Exploring Graph Neural Networks for Social Network Analysis

Introduction

Graph Neural Networks (GNNs) have emerged as a powerful tool for analyzing complex data structures, particularly in the context of social networks. In this blog, we will explore the essence of GNNs, their applications in social network analysis, and provide a brief coding section to demonstrate how to implement a simple GNN model using Python.

What are Graph Neural Networks?

Graph Neural Networks are deep learning frameworks specifically designed to operate on graph data. Unlike traditional neural networks that work well with structured data, GNNs are tailored to capture relationships and dependencies within graph-structured data, making them ideal for social networks where entities (users) and their connections (relationships) form a graph. Through the aggregation of information from a node's neighbors, GNNs can learn meaningful node representations that facilitate a variety of tasks.

Importance of Social Network Analysis

In today's digital age, social networks play a significant role in communication and information dissemination. Analyzing these networks helps in understanding user behavior, identifying influential users, and detecting communities. Traditional methods of social network analysis rely heavily on statistical approaches, which often fail to capture the complex interactions inherent in social networks. GNNs provide a more robust mechanism to analyze these relationships by leveraging the structural information within the graph.

Applications of GNNs in Social Network Analysis

1. Community Detection: GNNs can effectively identify clusters or communities within social networks. By aggregating information from neighboring nodes, GNNs can uncover hidden patterns and group similar users.

2. Node Classification: In social networks, different users can belong to various categories (e.g., influencers, casual users). GNNs can classify nodes into these categories by learning from the features of connected nodes, leading to improved classification accuracy.

3. Link Prediction: GNNs are also used for predicting potential connections between users in a network.

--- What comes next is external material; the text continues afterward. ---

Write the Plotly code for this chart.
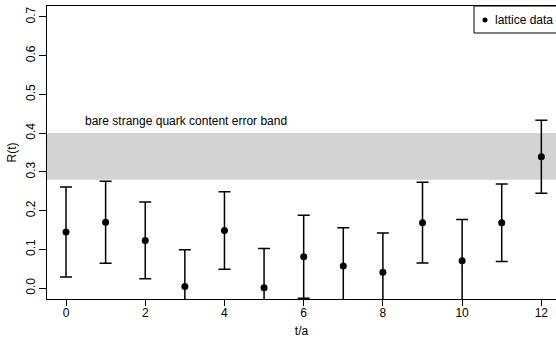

This has significant implications for recommendation systems, where identifying relationships can enhance user experience by suggesting friends or content.

4. Influence Propagation: GNNs can model the spread of information or influence throughout a network, enabling the prediction of how information propagates and which users are likely to be influenced.

Implementing a Simple GNN with Python

To demonstrate the power of GNNs, we’ll create a simple implementation using the PyTorch Geometric library. This library provides tools specifically designed for working with graph-structured data.

Prerequisites

Make sure you have the following packages installed:

• torch
• torch_geometric

You can install them using pip:

pip install torch torch_geometric

Sample Code

Here’s a simple example to build a graph neural network model:

import torch
import torch.nn.functional as F
from torch_geometric.nn import GCNConv
from torch_geometric.data import Data

# Define the GNN model
class GNN(torch.nn.Module):
    def __init__(self, num_features, num_classes):
        super(GNN, self).__init__()
        self.conv1 = GCNConv(num_features, 16)
        self.conv2 = GCNConv(16, num_classes)

    def forward(self, data):
        x, edge_index = data.x, data.edge_index
        x = self.conv1(x, edge_index)
        x = F.relu(x)
        x = F.dropout(x, training=self.training)
        x = self.conv2(x, edge_index)
        return F.log_softmax(x, dim=1)

# Sample graph data
edge_index = torch.tensor([[0, 1, 1, 2], [1, 0, 2, 1]], dtype=torch.long)
x = torch.tensor([[1], [2], [3]], dtype=torch.float)
data = Data(x=x, edge_index=edge_index)

# Create model and print summary
model = GNN(num_features=1, num_classes=3)
print(model)

Explanation of the Code

• Model Definition: We define a GNN class that consists of two layers of graph convolution (GCNConv), which will learn to extract features from the graph.
• Graph Data: A simple graph is created using edge_index to define connections between nodes and features stored in x.
• Model Summary: Finally, we instantiate the model and print its summary to understand its architecture.

Conclusion

Graph Neural Networks hold great potential for social network analysis, providing new insights into user interactions and behaviors. With applications ranging from community detection to influence propagation, GNNs are becoming an essential part of data science toolkits for analyzing social networks. As we continue to advance our understanding of these tools, we can expect GNNs to play an even more significant role in uncovering insights from complex graph-structured data.